The only legal source is the BMC tanker that arrives about once in three days and supplies two cans of fresh water, supposed to be free. Some groups allegedly use political influence to buy the water tankers. “We are given coupons with which we get two cans. We pay Rs 2 to Rs 5 for one can,” said a slumdweller who did not say who gets the money.

Badruddin Sheikh, among the many who sell water in Shivaji Nagar, said unemployed youths go to Chembur and other far-off localities that get daily supply. “They fill water from legal connections and sell it where there is a shortage.”

A can, called fuga, with a capacity of 35 litres, is sold between Rs 15 and Rs 20. Before the crisis, the Fuga would cost Rs 2 to Rs 5. The BMC has ordered a police crackdown on fugawallas, whose equipment is confiscated and who are detained for a few hours.

Sheikh’s cousin Rehena Aziz has a legal connection and uses it to sell water. “We fix seven or more plastic pipes to the main line and route water to people’s houses.” The charge is Rs 300 a month.

Supply is so erratic here that people fill containers through pipelines that pass through gutters. “As long as we have some water, we don’t care where it comes from,” says Sushila Jaiswal.

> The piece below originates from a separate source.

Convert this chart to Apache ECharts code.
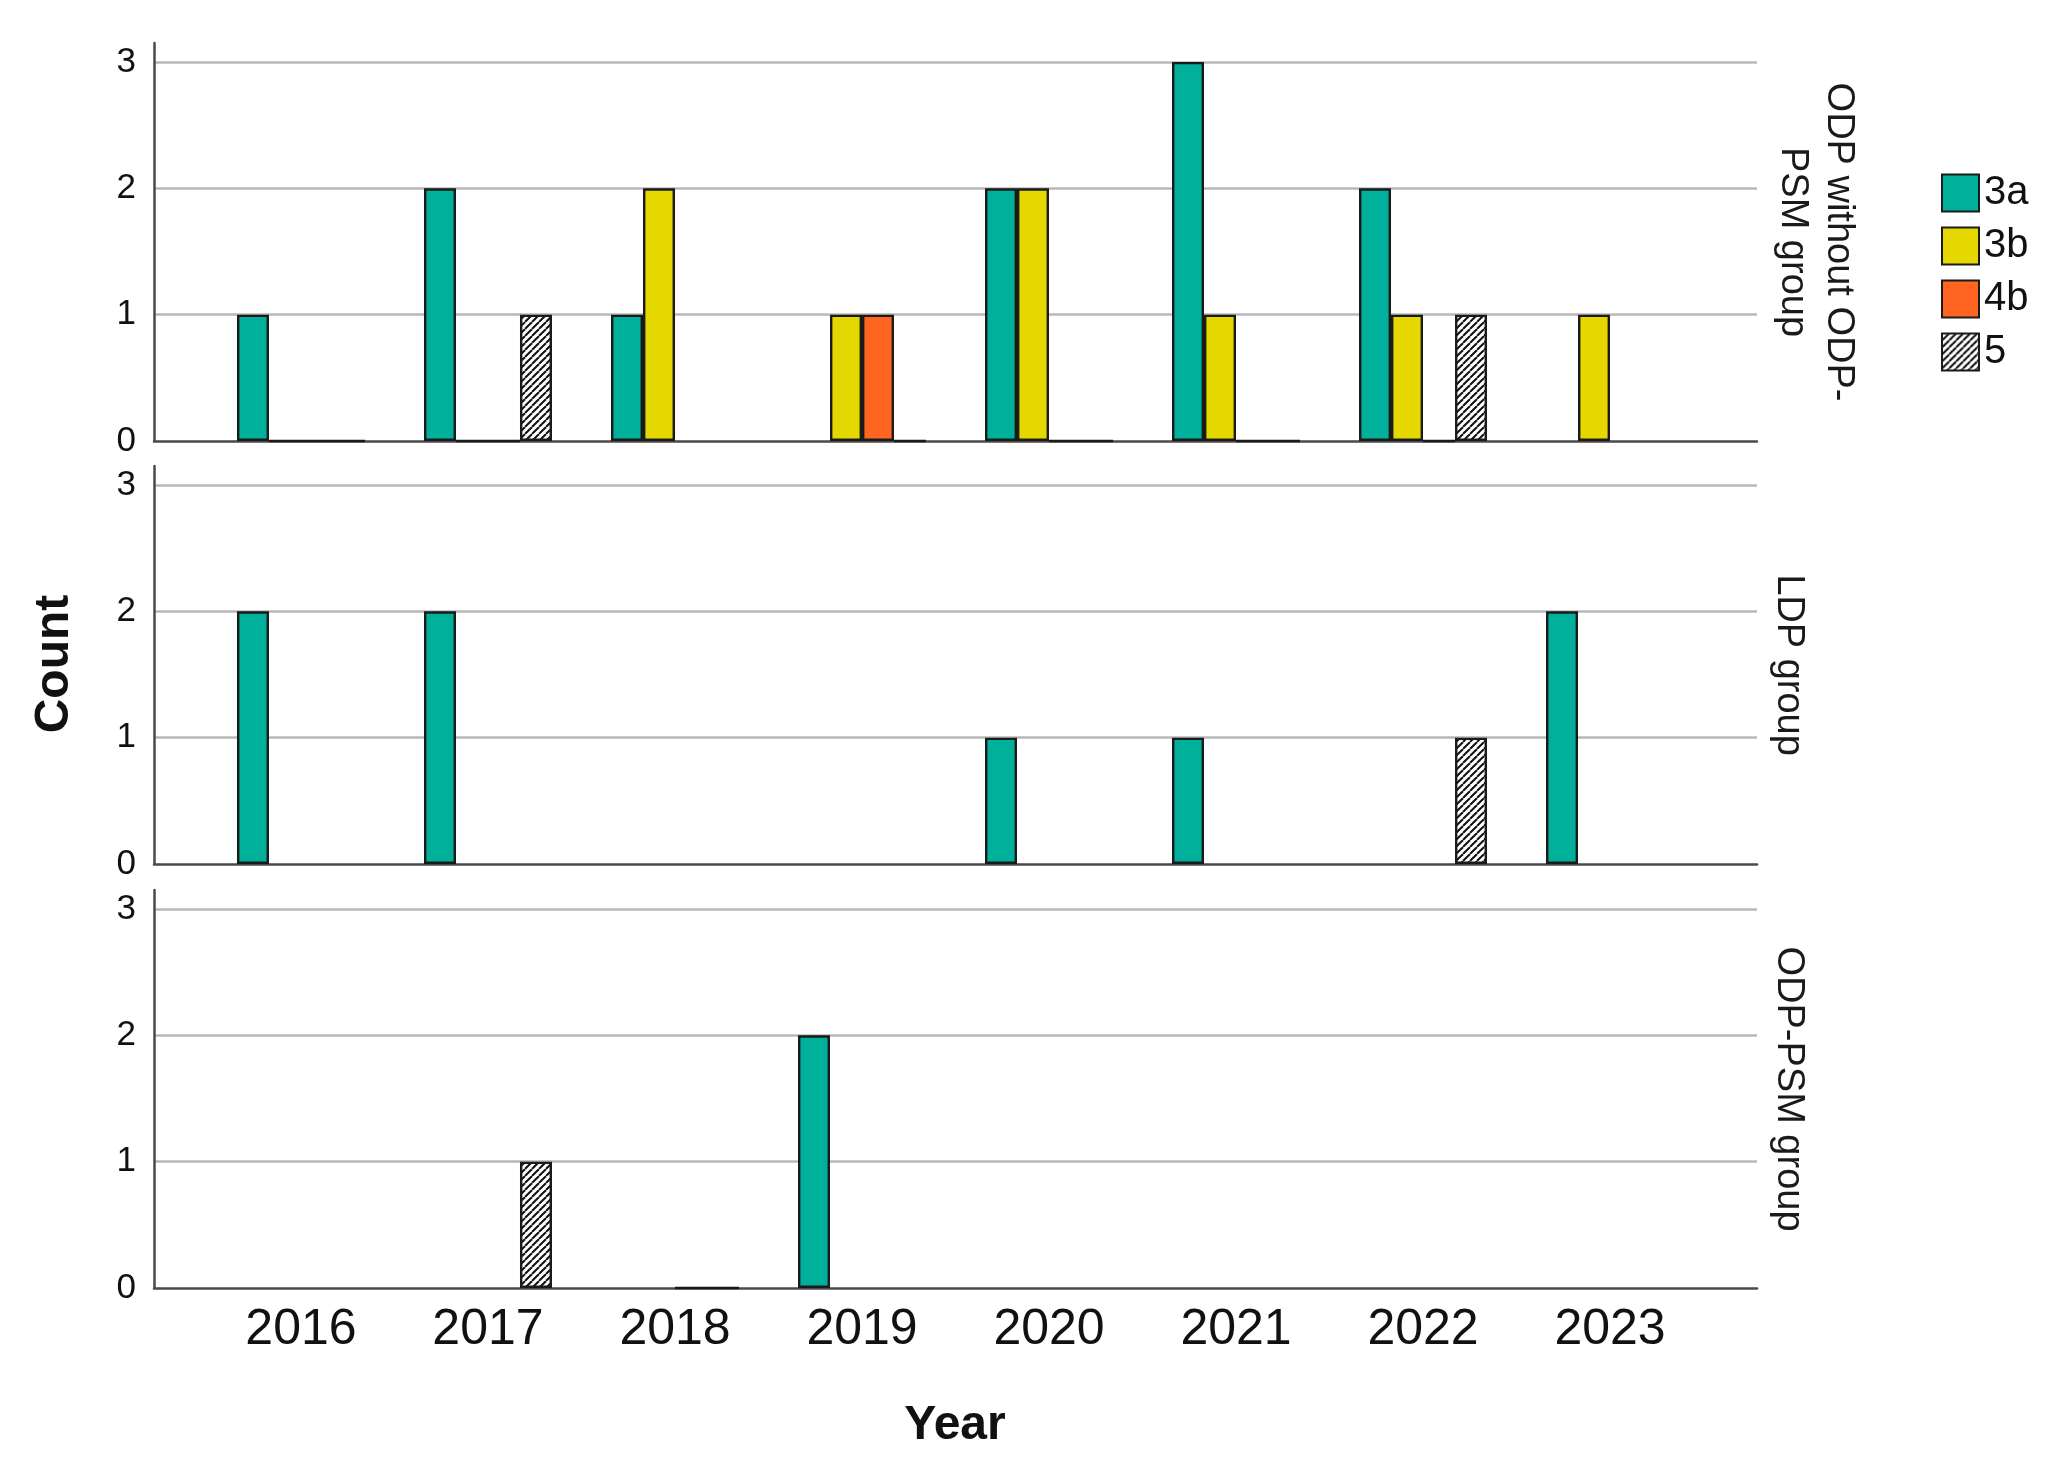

According to rough BMC estimates, around 700 million litres of water is lost in a day to pilferage, illegal connections or leaks. Additional municipal commissioner (projects) Anil Diggikar said that after an FIR, if a person is still found to have an illegal connection and to be stealing water, he will be booked under the strict Maharashtra Prevention of Dangerous Activities Act.